Instructor: Clio Stearns

Clio has taught education courses at the college level and has a Ph.D. in curriculum and instruction.

Holes, by Louis Sachar, is such a popular book that students who love it might be looking for similar things to read. This lesson gives you some books that will keep your students reading!

Why Look for Books Like Holes?

Holes, by Louis Sachar, tells the story of Stanley Yelnats' experience digging holes at Camp Green Lake. The story is odd in some ways, as it tells the story of Stanley's gradual character change and self-discovery. Sachar manages to offer insight into right and wrong without ever becoming overly preachy. This book is popular with upper elementary students who might either identify with Stanley or just find him entertaining and mysterious. If your students loved Holes, you might be looking for other, similar texts that will keep them reading! This lesson offers you some ideas for what to recommend these readers next.

Hatchet by Gary Paulsen

Hatchet tells the story of Brian, whose parents are in the middle of a difficult divorce. Brian gets into an airplane accident that leaves him in the middle of the wilderness with nothing but his hatchet and his personal wherewithal to help him survive. Like Stanley, Brian manages to overcome a great deal of internal struggle because of the hardship he is forced to reckon with, and he has some very exciting adventures along the way. This book is also the first in a series of five books about Brian, so if students like it, you can keep them busy for a while.

Hoot by Carl Hiaasen

Hoot is funny with an ironic twist that recalls the narrative style of Holes in a way that many students of the same age find appealing. Also, Hoot takes place largely outdoors, and like Holes, is rife with interesting descriptions of nature. In the text, Roy Eberhardt has to get to know other kids at his new school and simultaneously solve a serious ecological mystery. He learns about himself and makes new friends along the way, and each obstacle he encounters also leads him to another clue that helps him unravel the mystery.

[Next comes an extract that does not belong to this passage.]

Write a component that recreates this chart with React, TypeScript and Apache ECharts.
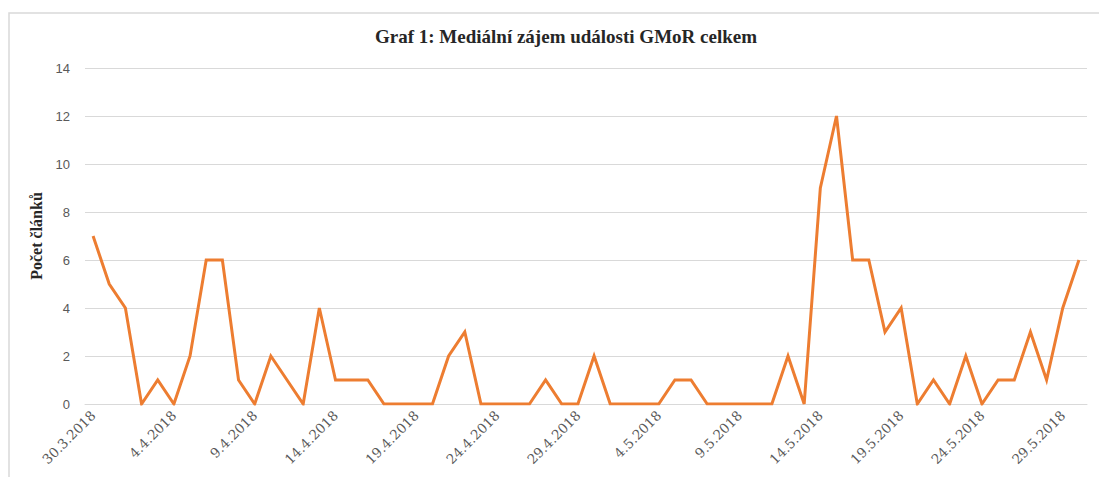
import React, { useEffect, useRef } from "react";
import * as echarts from "echarts";

const dates: string[] = [
  "30.3.2018", "31.3.2018", "1.4.2018", "2.4.2018", "3.4.2018", "4.4.2018", "5.4.2018", "6.4.2018",
  "7.4.2018", "8.4.2018", "9.4.2018", "10.4.2018", "11.4.2018", "12.4.2018", "13.4.2018", "14.4.2018",
  "15.4.2018", "16.4.2018", "17.4.2018", "18.4.2018", "19.4.2018", "20.4.2018", "21.4.2018", "22.4.2018",
  "23.4.2018", "24.4.2018", "25.4.2018", "26.4.2018", "27.4.2018", "28.4.2018", "29.4.2018", "30.4.2018",
  "1.5.2018", "2.5.2018", "3.5.2018", "4.5.2018", "5.5.2018", "6.5.2018", "7.5.2018", "8.5.2018",
  "9.5.2018", "10.5.2018", "11.5.2018", "12.5.2018", "13.5.2018", "14.5.2018", "15.5.2018", "16.5.2018",
  "17.5.2018", "18.5.2018", "19.5.2018", "20.5.2018", "21.5.2018", "22.5.2018", "23.5.2018", "24.5.2018",
  "25.5.2018", "26.5.2018", "27.5.2018", "28.5.2018", "29.5.2018", "30.5.2018",
];

const counts: number[] = [
  7, 5, 4, 0, 1, 0, 2, 6, 6, 1, 0, 2, 1, 0,
  4, 1, 1, 1, 0, 0, 0, 0,
  2, 3, 0, 0, 0, 0, 1, 0, 0, 2,
  0, 0, 0, 0, 1, 1, 0, 0, 0, 0, 0, 2, 0,
  9, 12, 6, 6, 3, 4, 0, 1, 0, 2, 0, 1, 1, 3, 1, 4, 6,
];

const yTicks = { min: 0, max: 14, interval: 2 };

const titleText = "Graf 1: Mediální zájem události GMoR celkem";
const yAxisName = "Počet článků";

export default function App() {
  const ref = useRef<HTMLDivElement>(null);
  useEffect(() => {
    if (!ref.current) return;
    const chart = echarts.init(ref.current, undefined, { renderer: "svg" });
    chart.setOption({
      animation: false,
      backgroundColor: "#ffffff",
      title: {
        text: titleText,
        left: 561,
        textAlign: "center",
        top: 22,
        textStyle: {
          fontFamily: "Liberation Serif",
          fontWeight: "bold",
          fontSize: 19,
          color: "#262626",
        },
      },
      graphic: [
        {
          type: "rect",
          shape: { x: 9, y: 13, width: 1100, height: 480 },
          style: { fill: "none", stroke: "#d9d9d9", lineWidth: 1.5 },
          silent: true,
        },
      ],
      grid: {
        left: 85,
        right: 12,
        top: 68,
        bottom: 73,
        containLabel: false,
        outerBoundsMode: "none",
      },
      xAxis: {
        type: "category",
        data: dates,
        boundaryGap: true,
        axisLine: { show: true, lineStyle: { color: "#d9d9d9", width: 1 } },
        axisTick: { show: false },
        axisLabel: {
          interval: 4,
          rotate: 45,
          margin: 9,
          fontFamily: "DejaVu Serif",
          fontSize: 13.5,
          color: "#595959",
        },
      },
      yAxis: {
        type: "value",
        min: yTicks.min,
        max: yTicks.max,
        interval: yTicks.interval,
        name: yAxisName,
        nameLocation: "middle",
        nameGap: 40,
        nameRotate: 90,
        nameTextStyle: {
          fontFamily: "Liberation Serif",
          fontWeight: "bold",
          fontSize: 16,
          color: "#262626",
        },
        axisLine: { show: false },
        axisTick: { show: false },
        axisLabel: {
          margin: 15,
          fontFamily: "Liberation Sans",
          fontSize: 13,
          color: "#595959",
        },
        splitLine: { lineStyle: { color: "#d9d9d9", width: 1 } },
      },
      series: [
        {
          type: "line",
          data: counts,
          symbol: "none",
          lineStyle: { color: "#ED7D31", width: 3, join: "miter" },
          itemStyle: { color: "#ED7D31" },
        },
      ],
    });
    return () => chart.dispose();
  }, []);
  return (
    <div
      ref={ref}
      style={{ position: "fixed", left: 0, top: 0, width: 1099, height: 477 }}
    />
  );
}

Frindle by Andrew Clements

Frindle is entertaining in a manner very similar to Holes. The main character is intrigued by the possibility that he could invent an entirely new word and related phenomenon that might eventually make him famous. Nick gets in trouble with his parents and teachers, but this does not stop him. Along the way, he learns that fame may not be all it is cracked up to be, and he explores different ideas for channeling his creativity. Frindle, like Holes, takes the inner workings of a child's mind seriously and follows imagination to some surprising conclusions.